Request: Using the listing below, please print exactly the lines from the one with "Emit a web page" through the one with "const yTicks = [12, 14, 16, 18, 20];". Leave out every picture.

Data records:
----------

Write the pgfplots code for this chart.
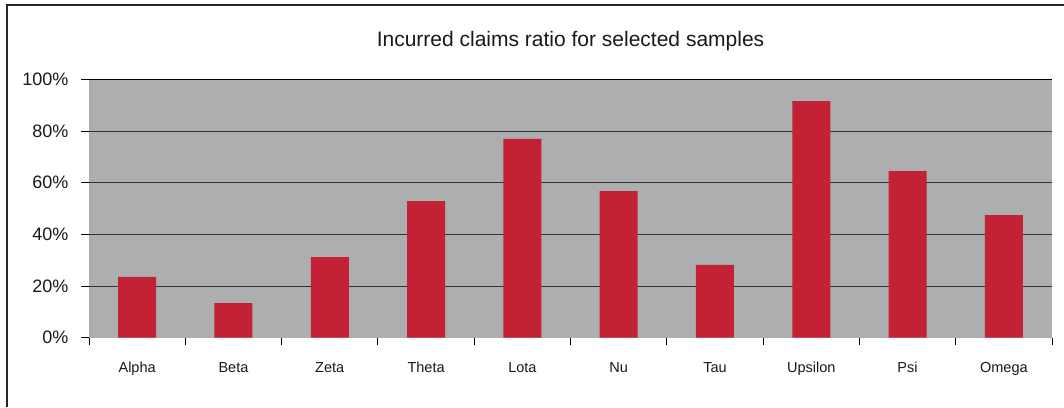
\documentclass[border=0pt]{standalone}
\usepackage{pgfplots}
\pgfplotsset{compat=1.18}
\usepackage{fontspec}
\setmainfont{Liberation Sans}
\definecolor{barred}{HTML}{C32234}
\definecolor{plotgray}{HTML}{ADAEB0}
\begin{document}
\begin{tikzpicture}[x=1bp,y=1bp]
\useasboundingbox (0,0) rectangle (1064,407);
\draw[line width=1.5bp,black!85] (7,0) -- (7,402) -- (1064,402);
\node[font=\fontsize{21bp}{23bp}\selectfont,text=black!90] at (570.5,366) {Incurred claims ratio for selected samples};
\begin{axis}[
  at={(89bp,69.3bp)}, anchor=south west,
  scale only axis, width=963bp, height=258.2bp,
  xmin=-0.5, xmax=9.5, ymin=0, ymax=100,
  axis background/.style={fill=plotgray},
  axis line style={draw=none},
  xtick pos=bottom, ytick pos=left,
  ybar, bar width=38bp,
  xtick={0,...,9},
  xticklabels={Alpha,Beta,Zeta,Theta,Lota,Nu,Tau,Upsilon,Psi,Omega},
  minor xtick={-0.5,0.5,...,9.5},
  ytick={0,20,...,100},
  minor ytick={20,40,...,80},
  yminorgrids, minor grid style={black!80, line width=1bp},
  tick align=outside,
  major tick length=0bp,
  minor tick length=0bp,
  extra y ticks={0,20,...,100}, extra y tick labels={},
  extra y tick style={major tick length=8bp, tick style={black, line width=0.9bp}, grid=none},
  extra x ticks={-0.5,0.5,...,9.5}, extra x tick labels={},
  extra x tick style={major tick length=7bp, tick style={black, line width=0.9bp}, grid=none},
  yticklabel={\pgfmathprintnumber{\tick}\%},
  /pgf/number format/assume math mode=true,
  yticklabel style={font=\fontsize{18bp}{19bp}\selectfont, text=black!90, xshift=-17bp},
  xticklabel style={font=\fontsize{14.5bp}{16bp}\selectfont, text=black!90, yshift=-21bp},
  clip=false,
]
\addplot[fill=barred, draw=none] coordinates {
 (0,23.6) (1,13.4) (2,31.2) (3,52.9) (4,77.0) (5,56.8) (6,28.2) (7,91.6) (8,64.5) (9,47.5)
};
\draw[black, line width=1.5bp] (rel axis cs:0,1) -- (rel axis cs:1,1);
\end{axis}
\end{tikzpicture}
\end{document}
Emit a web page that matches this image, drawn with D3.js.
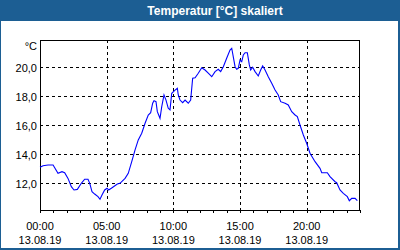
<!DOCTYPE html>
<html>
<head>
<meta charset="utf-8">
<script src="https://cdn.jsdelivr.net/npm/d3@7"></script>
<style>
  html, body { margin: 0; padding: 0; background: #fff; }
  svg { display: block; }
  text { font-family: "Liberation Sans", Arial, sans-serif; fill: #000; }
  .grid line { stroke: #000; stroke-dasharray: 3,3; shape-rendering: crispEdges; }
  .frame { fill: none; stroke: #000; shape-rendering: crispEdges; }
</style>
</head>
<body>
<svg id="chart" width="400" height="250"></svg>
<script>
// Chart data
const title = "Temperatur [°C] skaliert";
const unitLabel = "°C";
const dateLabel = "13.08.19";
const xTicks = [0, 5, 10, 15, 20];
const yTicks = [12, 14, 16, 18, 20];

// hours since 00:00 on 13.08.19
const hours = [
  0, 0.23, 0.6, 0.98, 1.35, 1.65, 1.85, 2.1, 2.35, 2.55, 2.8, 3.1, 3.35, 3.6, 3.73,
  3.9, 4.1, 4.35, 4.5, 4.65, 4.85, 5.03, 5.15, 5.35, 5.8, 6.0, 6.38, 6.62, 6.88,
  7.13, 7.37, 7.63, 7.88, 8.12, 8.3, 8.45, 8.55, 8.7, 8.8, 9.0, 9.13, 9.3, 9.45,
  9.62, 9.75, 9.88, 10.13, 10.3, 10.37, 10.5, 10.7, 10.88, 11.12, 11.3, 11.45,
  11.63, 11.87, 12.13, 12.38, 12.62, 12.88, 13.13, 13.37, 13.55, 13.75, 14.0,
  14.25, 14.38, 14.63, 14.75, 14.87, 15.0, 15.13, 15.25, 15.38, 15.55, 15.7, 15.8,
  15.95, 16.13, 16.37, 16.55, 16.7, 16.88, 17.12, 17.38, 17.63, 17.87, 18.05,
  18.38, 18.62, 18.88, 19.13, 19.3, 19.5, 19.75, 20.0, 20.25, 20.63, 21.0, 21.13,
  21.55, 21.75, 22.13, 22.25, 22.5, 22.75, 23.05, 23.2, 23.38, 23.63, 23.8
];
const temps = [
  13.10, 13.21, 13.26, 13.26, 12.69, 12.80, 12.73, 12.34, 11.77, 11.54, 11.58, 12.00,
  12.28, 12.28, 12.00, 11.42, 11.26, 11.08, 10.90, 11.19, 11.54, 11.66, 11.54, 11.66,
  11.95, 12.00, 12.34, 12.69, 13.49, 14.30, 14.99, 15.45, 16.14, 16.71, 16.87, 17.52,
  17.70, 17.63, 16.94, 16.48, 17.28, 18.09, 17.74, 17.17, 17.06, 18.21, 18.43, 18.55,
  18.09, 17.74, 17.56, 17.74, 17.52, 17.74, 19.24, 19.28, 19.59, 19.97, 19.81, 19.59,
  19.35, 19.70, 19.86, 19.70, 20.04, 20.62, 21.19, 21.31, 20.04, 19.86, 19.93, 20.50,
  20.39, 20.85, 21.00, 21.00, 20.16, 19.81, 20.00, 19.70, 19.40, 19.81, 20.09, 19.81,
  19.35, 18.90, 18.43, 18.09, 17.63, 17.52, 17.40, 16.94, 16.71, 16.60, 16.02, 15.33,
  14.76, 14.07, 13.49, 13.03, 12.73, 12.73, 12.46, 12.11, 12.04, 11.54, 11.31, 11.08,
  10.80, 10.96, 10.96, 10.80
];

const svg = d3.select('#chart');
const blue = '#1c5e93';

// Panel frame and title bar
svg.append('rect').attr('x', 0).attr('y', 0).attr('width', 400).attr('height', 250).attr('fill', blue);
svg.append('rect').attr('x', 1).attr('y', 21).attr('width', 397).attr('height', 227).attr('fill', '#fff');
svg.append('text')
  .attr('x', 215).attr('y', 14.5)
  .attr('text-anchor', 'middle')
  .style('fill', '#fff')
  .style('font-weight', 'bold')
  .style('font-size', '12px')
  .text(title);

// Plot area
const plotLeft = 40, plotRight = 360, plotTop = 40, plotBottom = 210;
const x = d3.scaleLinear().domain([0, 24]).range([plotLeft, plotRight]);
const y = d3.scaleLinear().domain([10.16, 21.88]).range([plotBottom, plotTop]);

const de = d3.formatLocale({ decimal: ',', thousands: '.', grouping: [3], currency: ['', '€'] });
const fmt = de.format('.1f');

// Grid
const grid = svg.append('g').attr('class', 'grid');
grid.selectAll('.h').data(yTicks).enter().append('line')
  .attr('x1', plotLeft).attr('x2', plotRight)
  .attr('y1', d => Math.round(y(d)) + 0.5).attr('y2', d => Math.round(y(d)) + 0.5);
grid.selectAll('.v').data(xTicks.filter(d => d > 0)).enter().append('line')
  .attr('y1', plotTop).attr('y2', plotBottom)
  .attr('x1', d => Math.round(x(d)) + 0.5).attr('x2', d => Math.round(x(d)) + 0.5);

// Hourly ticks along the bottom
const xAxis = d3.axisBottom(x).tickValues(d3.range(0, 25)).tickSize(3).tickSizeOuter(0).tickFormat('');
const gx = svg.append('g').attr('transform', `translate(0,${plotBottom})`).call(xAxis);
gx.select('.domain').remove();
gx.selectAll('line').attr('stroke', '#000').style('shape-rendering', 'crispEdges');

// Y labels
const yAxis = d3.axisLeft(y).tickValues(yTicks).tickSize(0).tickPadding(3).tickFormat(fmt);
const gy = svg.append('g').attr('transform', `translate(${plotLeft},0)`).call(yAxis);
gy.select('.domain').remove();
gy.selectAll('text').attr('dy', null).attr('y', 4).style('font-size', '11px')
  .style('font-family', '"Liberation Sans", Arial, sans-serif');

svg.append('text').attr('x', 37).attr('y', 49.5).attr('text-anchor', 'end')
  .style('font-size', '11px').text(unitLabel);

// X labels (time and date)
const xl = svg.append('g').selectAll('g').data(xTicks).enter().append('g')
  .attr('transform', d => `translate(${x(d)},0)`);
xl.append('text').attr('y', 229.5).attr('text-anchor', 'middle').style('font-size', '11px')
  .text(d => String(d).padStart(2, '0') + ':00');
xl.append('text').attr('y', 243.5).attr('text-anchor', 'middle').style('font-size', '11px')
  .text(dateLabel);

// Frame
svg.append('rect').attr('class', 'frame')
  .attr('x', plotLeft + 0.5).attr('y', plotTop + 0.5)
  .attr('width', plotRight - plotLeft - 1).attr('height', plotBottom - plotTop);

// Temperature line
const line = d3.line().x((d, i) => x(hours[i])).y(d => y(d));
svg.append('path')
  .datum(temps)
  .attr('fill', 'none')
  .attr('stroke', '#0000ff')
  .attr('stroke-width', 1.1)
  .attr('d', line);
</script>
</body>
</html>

----------

Response to this task:
Emit a web page that matches this image, drawn with D3.js.
<!DOCTYPE html>
<html>
<head>
<meta charset="utf-8">
<script src="https://cdn.jsdelivr.net/npm/d3@7"></script>
<style>
  html, body { margin: 0; padding: 0; background: #fff; }
  svg { display: block; }
  text { font-family: "Liberation Sans", Arial, sans-serif; fill: #000; }
  .grid line { stroke: #000; stroke-dasharray: 3,3; shape-rendering: crispEdges; }
  .frame { fill: none; stroke: #000; shape-rendering: crispEdges; }
</style>
</head>
<body>
<svg id="chart" width="400" height="250"></svg>
<script>
// Chart data
const title = "Temperatur [°C] skaliert";
const unitLabel = "°C";
const dateLabel = "13.08.19";
const xTicks = [0, 5, 10, 15, 20];
const yTicks = [12, 14, 16, 18, 20];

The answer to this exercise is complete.